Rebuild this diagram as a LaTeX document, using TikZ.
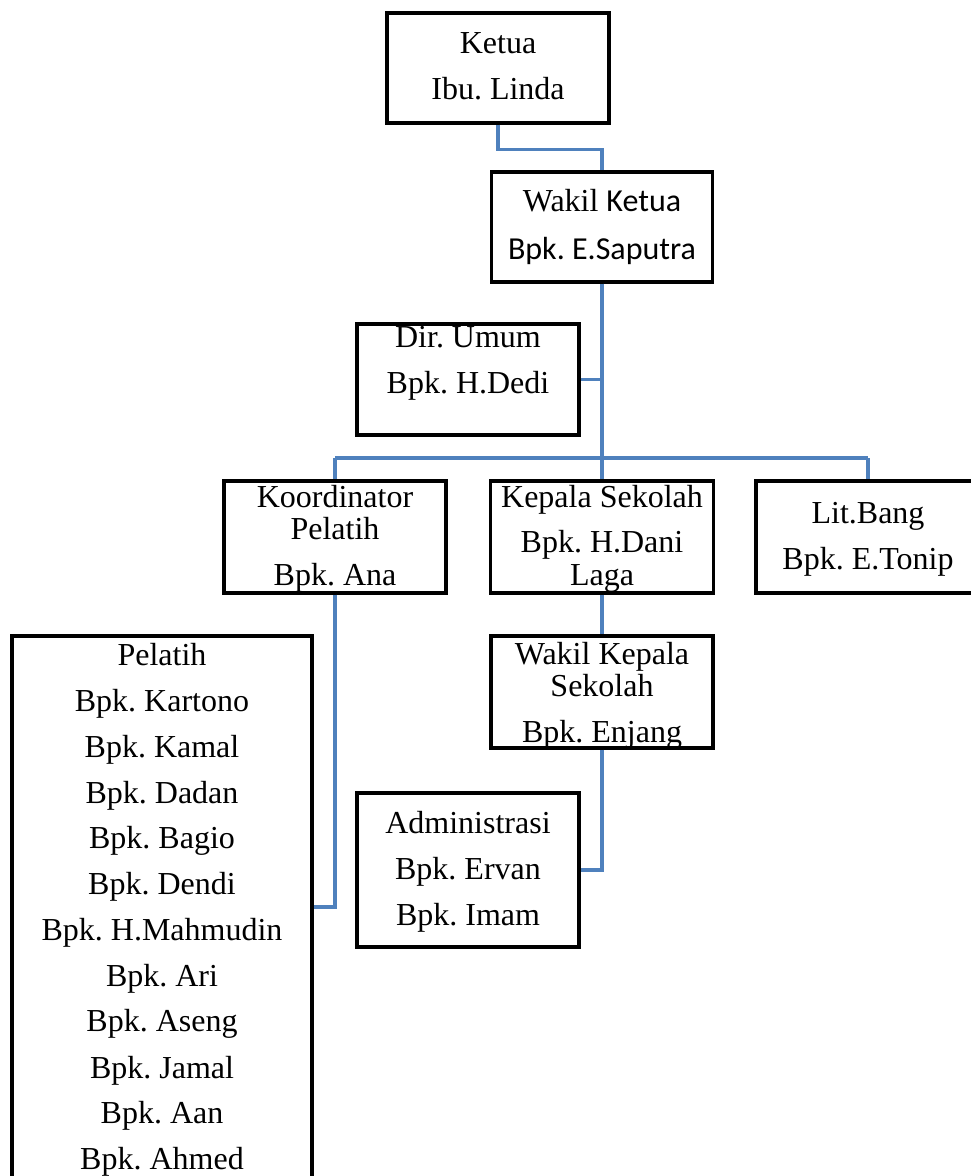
\documentclass[tikz,border=0pt]{standalone}
\usepackage{fontspec}
\setmainfont{Liberation Serif}
\newfontfamily\calib{Carlito}
\definecolor{connblue}{HTML}{4F81BD}
\tikzset{
  box/.style={draw=black, line width=2.6pt, inner sep=0pt, fill=white},
  conn/.style={draw=connblue, line width=2.5pt},
  txt/.style={anchor=base, inner sep=0pt, font=\fontsize{24}{28}\selectfont}
}
\begin{document}
\frenchspacing
\begin{tikzpicture}[x=0.75pt,y=-0.75pt]
\useasboundingbox (0,0) rectangle (970,1176);
% boxes
\node[box, minimum width=222*0.75pt, minimum height=110*0.75pt] (ketua) at (498,68) {};
\node[box, minimum width=221*0.75pt, minimum height=110*0.75pt] (wakil) at (602,227) {};
\node[box, minimum width=222*0.75pt, minimum height=111*0.75pt] (dir) at (468,379.5) {};
\node[box, minimum width=222*0.75pt, minimum height=112*0.75pt] (koord) at (335,537) {};
\node[box, minimum width=223*0.75pt, minimum height=112*0.75pt] (kepala) at (602,537) {};
\node[box, minimum width=224*0.75pt, minimum height=112*0.75pt] (litbang) at (868,537) {};
\node[box, minimum width=222*0.75pt, minimum height=112*0.75pt] (wakilkep) at (602,692) {};
\node[box, minimum width=222*0.75pt, minimum height=154*0.75pt] (admin) at (468,870) {};
\node[box, minimum width=300*0.75pt, minimum height=564*0.75pt] (pelatih) at (162,918) {};
% connectors
\coordinate (bus) at (602,458);
\coordinate (p1) at (335,907);
\draw[conn] (ketua.south) -- ++(0,25) -| (wakil.north);
\draw[conn] (wakil.south) -- (bus);
\draw[conn] (dir.east) -- (dir.east -| bus);
\draw[conn] (bus -| koord.north) -- (bus -| litbang.north);
\draw[conn] (bus -| koord.north) -- (koord.north);
\draw[conn] (bus) -- (kepala.north);
\draw[conn] (bus -| litbang.north) -- (litbang.north);
\draw[conn] (koord.south) -- (p1) -- (p1 -| pelatih.east);
\draw[conn] (kepala.south) -- (wakilkep.north);
\draw[conn] (wakilkep.south) |- (admin.east);
% texts
\node[txt] (t1) at (498,54) {Ketua};
\node[txt] (t2) at (498,100) {Ibu. Linda};
\node[txt] (t3) at (602,212) {Wakil {\calib Ketua}};
\node[txt, font=\calib\fontsize{24}{28}\selectfont] (t4) at (602,260) {Bpk. E.Saputra};
\node[txt] (t5) at (468,348) {Dir. Umum};
\node[txt] (t6) at (468,393) {Bpk. H.Dedi};
\node[txt] (t7) at (335,507) {Koordinator};
\node[txt] (t8) at (335,539) {Pelatih};
\node[txt] (t9) at (335,585) {Bpk. Ana};
\node[txt] (t10) at (602,507) {Kepala Sekolah};
\node[txt] (t11) at (602,552) {Bpk. H.Dani};
\node[txt] (t12) at (602,585) {Laga};
\node[txt] (t13) at (868,523) {Lit.Bang};
\node[txt] (t14) at (868,569) {Bpk. E.Tonip};
\node[txt] (t15) at (602,664) {Wakil Kepala};
\node[txt] (t16) at (602,696) {Sekolah};
\node[txt] (t17) at (602,742) {Bpk. Enjang};
\node[txt] (t18) at (468,833) {Administrasi};
\node[txt] (t19) at (468,879) {Bpk. Ervan};
\node[txt] (t20) at (468,925) {Bpk. Imam};
\node[txt] (p0) at (162,665) {Pelatih};
\node[txt] (p1t) at (162,711) {Bpk. Kartono};
\node[txt] (p2) at (162,757) {Bpk. Kamal};
\node[txt] (p3) at (162,803) {Bpk. Dadan};
\node[txt] (p4) at (162,848) {Bpk. Bagio};
\node[txt] (p5) at (162,894) {Bpk. Dendi};
\node[txt] (p6) at (162,940) {Bpk. H.Mahmudin};
\node[txt] (p7) at (162,986) {Bpk. Ari};
\node[txt] (p8) at (162,1031) {Bpk. Aseng};
\node[txt] (p9) at (162,1078) {Bpk. Jamal};
\node[txt] (p10) at (162,1123) {Bpk. Aan};
\node[txt] (p11) at (162,1169) {Bpk. Ahmed};
\end{tikzpicture}
\end{document}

*Problem details*.
Pictures are to be left out; repeat all the remaining data exactly.

*Exercise response*.
Rebuild this diagram as a LaTeX document, using TikZ.
\documentclass[tikz,border=0pt]{standalone}
\usepackage{fontspec}
\setmainfont{Liberation Serif}
\newfontfamily\calib{Carlito}
\definecolor{connblue}{HTML}{4F81BD}
\tikzset{
  box/.style={draw=black, line width=2.6pt, inner sep=0pt, fill=white},
  conn/.style={draw=connblue, line width=2.5pt},
  txt/.style={anchor=base, inner sep=0pt, font=\fontsize{24}{28}\selectfont}
}
\begin{document}
\frenchspacing
\begin{tikzpicture}[x=0.75pt,y=-0.75pt]
\useasboundingbox (0,0) rectangle (970,1176);
% boxes
\node[box, minimum width=222*0.75pt, minimum height=110*0.75pt] (ketua) at (498,68) {};
\node[box, minimum width=221*0.75pt, minimum height=110*0.75pt] (wakil) at (602,227) {};
\node[box, minimum width=222*0.75pt, minimum height=111*0.75pt] (dir) at (468,379.5) {};
\node[box, minimum width=222*0.75pt, minimum height=112*0.75pt] (koord) at (335,537) {};
\node[box, minimum width=223*0.75pt, minimum height=112*0.75pt] (kepala) at (602,537) {};
\node[box, minimum width=224*0.75pt, minimum height=112*0.75pt] (litbang) at (868,537) {};
\node[box, minimum width=222*0.75pt, minimum height=112*0.75pt] (wakilkep) at (602,692) {};
\node[box, minimum width=222*0.75pt, minimum height=154*0.75pt] (admin) at (468,870) {};
\node[box, minimum width=300*0.75pt, minimum height=564*0.75pt] (pelatih) at (162,918) {};
% connectors
\coordinate (bus) at (602,458);
\coordinate (p1) at (335,907);
\draw[conn] (ketua.south) -- ++(0,25) -| (wakil.north);
\draw[conn] (wakil.south) -- (bus);
\draw[conn] (dir.east) -- (dir.east -| bus);
\draw[conn] (bus -| koord.north) -- (bus -| litbang.north);
\draw[conn] (bus -| koord.north) -- (koord.north);
\draw[conn] (bus) -- (kepala.north);
\draw[conn] (bus -| litbang.north) -- (litbang.north);
\draw[conn] (koord.south) -- (p1) -- (p1 -| pelatih.east);
\draw[conn] (kepala.south) -- (wakilkep.north);
\draw[conn] (wakilkep.south) |- (admin.east);
% texts
\node[txt] (t1) at (498,54) {Ketua};
\node[txt] (t2) at (498,100) {Ibu. Linda};
\node[txt] (t3) at (602,212) {Wakil {\calib Ketua}};
\node[txt, font=\calib\fontsize{24}{28}\selectfont] (t4) at (602,260) {Bpk. E.Saputra};
\node[txt] (t5) at (468,348) {Dir. Umum};
\node[txt] (t6) at (468,393) {Bpk. H.Dedi};
\node[txt] (t7) at (335,507) {Koordinator};
\node[txt] (t8) at (335,539) {Pelatih};
\node[txt] (t9) at (335,585) {Bpk. Ana};
\node[txt] (t10) at (602,507) {Kepala Sekolah};
\node[txt] (t11) at (602,552) {Bpk. H.Dani};
\node[txt] (t12) at (602,585) {Laga};
\node[txt] (t13) at (868,523) {Lit.Bang};
\node[txt] (t14) at (868,569) {Bpk. E.Tonip};
\node[txt] (t15) at (602,664) {Wakil Kepala};
\node[txt] (t16) at (602,696) {Sekolah};
\node[txt] (t17) at (602,742) {Bpk. Enjang};
\node[txt] (t18) at (468,833) {Administrasi};
\node[txt] (t19) at (468,879) {Bpk. Ervan};
\node[txt] (t20) at (468,925) {Bpk. Imam};
\node[txt] (p0) at (162,665) {Pelatih};
\node[txt] (p1t) at (162,711) {Bpk. Kartono};
\node[txt] (p2) at (162,757) {Bpk. Kamal};
\node[txt] (p3) at (162,803) {Bpk. Dadan};
\node[txt] (p4) at (162,848) {Bpk. Bagio};
\node[txt] (p5) at (162,894) {Bpk. Dendi};
\node[txt] (p6) at (162,940) {Bpk. H.Mahmudin};
\node[txt] (p7) at (162,986) {Bpk. Ari};
\node[txt] (p8) at (162,1031) {Bpk. Aseng};
\node[txt] (p9) at (162,1078) {Bpk. Jamal};
\node[txt] (p10) at (162,1123) {Bpk. Aan};
\node[txt] (p11) at (162,1169) {Bpk. Ahmed};
\end{tikzpicture}
\end{document}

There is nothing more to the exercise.